There had to be over 3 or 4 thousand girls in front of me in line. And they just kept coming.
Like the good Shawols we are, we all instinctively lined two by two. But unlike a usual Shawol line, this one was largely silent.
Broken only by sniffles, the occasional wracking sob or incredulous “wtf is even happening” laugh.
Later, as we got closer to the other roads, the traffic directing man was blowing his whistle continuously. I don’t want to ever hear a whistle again.
Honestly, the line went, surprisingly fast. They had two viewing rooms open and they were enormous.
As we neared the building I started shaking so hard.
Even though it was freezing, even though there was snow on the ground, snow that had fallen while Jonghyun was still alive (yesterday morning was the prettiest morning)…
I wasn’t actually cold. I just… I don’t even know. I didn’t want to go in so badly, but I knew I’d regret it forever if I didn’t.”
“I have never felt such a deep sense of dread.
When we got there, I saw all these girls I know. I’ve been doing events for 3 and half years. I recognize so many of them. Their faces just crushed me. That and knowing I’ll probably never see them again.
In addition to all the wailing, it was so loud… and so much.

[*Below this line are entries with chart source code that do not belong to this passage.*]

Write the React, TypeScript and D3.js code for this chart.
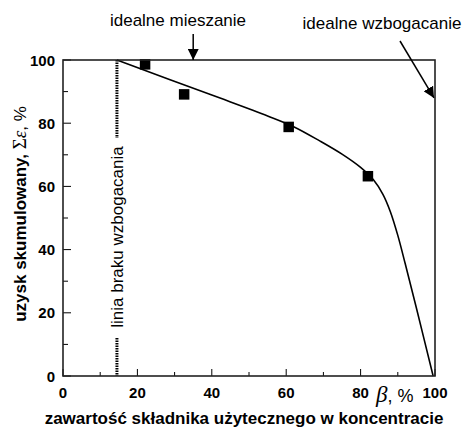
import { useEffect, useRef } from "react"
import * as d3 from "d3"

// measured points (β, Σε)
const pointsX = [22, 32.5, 60.6, 81.9]
const pointsY = [98.7, 89.2, 78.9, 63.3]

// fitted curve
const curveX = [14.5, 40, 55, 62, 69, 75, 80, 83.5, 86, 88, 90, 92, 95, 99.5]
const curveY = [100, 88.9, 82.3, 78.9, 74.4, 70.2, 66, 62, 57.5, 52, 44.5, 35.5, 21.5, 0]

const xTicks = [0, 20, 40, 60, 80, 100]
const yTicks = [0, 20, 40, 60, 80, 100]
const noEnrichX = 14.5
const mixArrowX = 35

const W = 465
const H = 432
const left = 63
const right = 435
const top = 60
const bottom = 376

const App = () => {
  const ref = useRef<SVGSVGElement>(null)

  useEffect(() => {
    const svg = d3.select(ref.current)
    svg.selectAll("*").remove()

    const x = d3.scaleLinear().domain([0, 100]).range([left, right])
    const y = d3.scaleLinear().domain([0, 100]).range([bottom, top])
    const sans = "'Liberation Sans', Arial, sans-serif"
    const serif = "'Liberation Serif', 'Times New Roman', serif"

    const defs = svg.append("defs")
    defs
      .append("marker")
      .attr("id", "head")
      .attr("viewBox", "0 0 10 10")
      .attr("refX", 10)
      .attr("refY", 5)
      .attr("markerWidth", 11)
      .attr("markerHeight", 11)
      .attr("markerUnits", "userSpaceOnUse")
      .attr("orient", "auto")
      .append("path")
      .attr("d", "M0,0 L10,5 L0,10 Z")
      .attr("fill", "#000")

    // ticks (inward)
    const g = svg.append("g")
    d3.range(0, 101, 10).forEach((v) => {
      const major = v % 20 === 0
      g.append("line")
        .attr("x1", x(v)).attr("x2", x(v))
        .attr("y1", bottom).attr("y2", bottom - (major ? 7 : 4))
        .attr("stroke", "#000").attr("stroke-width", 1)
      g.append("line")
        .attr("x1", left).attr("x2", left + (major ? 8 : 5))
        .attr("y1", y(v)).attr("y2", y(v))
        .attr("stroke", "#000").attr("stroke-width", 1)
    })

    g.selectAll(".xt")
      .data(xTicks)
      .join("text")
      .attr("x", (d) => x(d))
      .attr("y", 398)
      .attr("text-anchor", "middle")
      .attr("font-family", sans)
      .attr("font-weight", "bold")
      .attr("font-size", 15)
      .text((d) => d)

    g.selectAll(".yt")
      .data(yTicks)
      .join("text")
      .attr("x", 55)
      .attr("y", (d) => y(d) + 5.5)
      .attr("text-anchor", "end")
      .attr("font-family", sans)
      .attr("font-weight", "bold")
      .attr("font-size", 15)
      .text((d) => d)

    // dotted "no enrichment" line with label gap
    const dot = (y1: number, y2: number) =>
      svg.append("line")
        .attr("x1", x(noEnrichX)).attr("x2", x(noEnrichX))
        .attr("y1", y1).attr("y2", y2)
        .attr("stroke", "#000").attr("stroke-width", 3)
        .attr("stroke-dasharray", "1.5,1")
    dot(y(100), 138)
    dot(338, y(0))
    svg.append("text")
      .attr("transform", `translate(${x(noEnrichX) + 6},237) rotate(-90)`)
      .attr("text-anchor", "middle")
      .attr("font-family", sans)
      .attr("font-size", 17)
      .text("linia braku wzbogacania")

    // curve
    const line = d3
      .line<number>()
      .x((_, i) => x(curveX[i]))
      .y((d) => y(d))
      .curve(d3.curveCatmullRom.alpha(0.5))
    svg.append("path")
      .attr("d", line(curveY))
      .attr("fill", "none")
      .attr("stroke", "#000")
      .attr("stroke-width", 1.6)

    // squares
    svg.selectAll(".pt")
      .data(pointsX)
      .join("rect")
      .attr("x", (d) => x(d) - 5)
      .attr("y", (_, i) => y(pointsY[i]) - 5)
      .attr("width", 10.5)
      .attr("height", 10.5)
      .attr("fill", "#000")

    // frame
    svg.append("rect")
      .attr("x", left).attr("y", top)
      .attr("width", right - left).attr("height", bottom - top)
      .attr("fill", "none").attr("stroke", "#222").attr("stroke-width", 1.6)

    // top annotations
    svg.append("text")
      .attr("x", 178).attr("y", 26)
      .attr("text-anchor", "middle")
      .attr("font-family", sans).attr("font-size", 17)
      .text("idealne mieszanie")
    svg.append("line")
      .attr("x1", x(mixArrowX)).attr("x2", x(mixArrowX))
      .attr("y1", 34).attr("y2", y(100))
      .attr("stroke", "#000").attr("stroke-width", 1.5)
      .attr("marker-end", "url(#head)")

    svg.append("text")
      .attr("x", 382).attr("y", 29)
      .attr("text-anchor", "middle")
      .attr("font-family", sans).attr("font-size", 17)
      .text("idealne wzbogacanie")
    svg.append("line")
      .attr("x1", 400).attr("y1", 41)
      .attr("x2", x(100) - 1).attr("y2", y(88))
      .attr("stroke", "#000").attr("stroke-width", 1.5)
      .attr("marker-end", "url(#head)")

    // axis titles
    const yl = svg.append("text")
      .attr("transform", `translate(26,214) rotate(-90)`)
      .attr("text-anchor", "middle")
      .attr("font-family", sans).attr("font-weight", "bold").attr("font-size", 17)
    yl.append("tspan").text("uzysk skumulowany,  ")
    yl.append("tspan").attr("font-family", serif).attr("font-weight", "normal").attr("font-size", 19).text("Σ")
    yl.append("tspan").attr("font-family", serif).attr("font-weight", "normal").attr("font-style", "italic").attr("font-size", 19).text("ε")
    yl.append("tspan").attr("font-weight", "normal").text(", %")

    const bl = svg.append("text")
      .attr("x", 376).attr("y", 402)
      .attr("font-family", sans).attr("font-size", 18)
    bl.append("tspan").attr("font-family", serif).attr("font-style", "italic").attr("font-size", 23).text("β")
    bl.append("tspan").text(", %")

    svg.append("text")
      .attr("x", 244).attr("y", 424)
      .attr("text-anchor", "middle")
      .attr("font-family", sans).attr("font-weight", "bold").attr("font-size", 17)
      .text("zawartość składnika użytecznego w koncentracie")
  }, [])

  return (
    <svg
      ref={ref}
      width={W}
      height={H}
      style={{ position: "absolute", left: 0, top: 0, background: "#fff" }}
    />
  )
}

export default App
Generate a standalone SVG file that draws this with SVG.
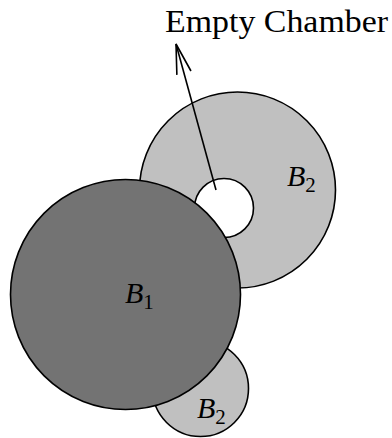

Every time a line went [into the service room] the wailing became so much more intense. But later I realized it wasn’t the girls going in who were wailing. It was the ones leaving.”
“As I moved forward, my view shifted, and I saw the [Jonghyun’s] portrait and the Flowers.
At the first sight of his portrait, I almost collapsed. I couldn’t breathe. I don’t even now. It was just the worst feeling. I can’t even describe it.
Although sometime after that, as I steadily marched towards my doom one slow step at a time, I almost laughed. That was just the most surreal f*cking moment I have ever experienced. It was almost absurd. I don’t know what exactly came over me but I got it under control fairly quickly.
Outside of the exit door… it was really loud. I looked over, and I could see girls on their knees and leaning on each other sobbing, their bodies shaking so hard.
It was kind of frightening knowing that in mere minutes I would be out there with them. Having said my final goodbye.
And that moment came quickly. My row was called up. The usher called for the first greeting. We bowed, shaking and clutching each other. Then he called for the moment of silence. We took a moment staring at the floor, the portrait with his beautiful smile, the lovely flowers, the pile of letters and we cried.
The girls who had letters were able to put them on the table. Then the usher called for the final goodbye. I whispered that he’d worked hard, he’d done well, and that I’ll always love him.”
And then it was my turn to go into the hall of sadness. The doors were open, it was so cold. But all we could do was hold each other and sob. What else was there to do?”
I loved you yesterday, I love you today, and I’ll love you forever. You gave me so much joy, so much comfort. I don’t know how to exist in a world without you. But ill try my best to learn. We all will.
You did so well. I’ll love you forever.”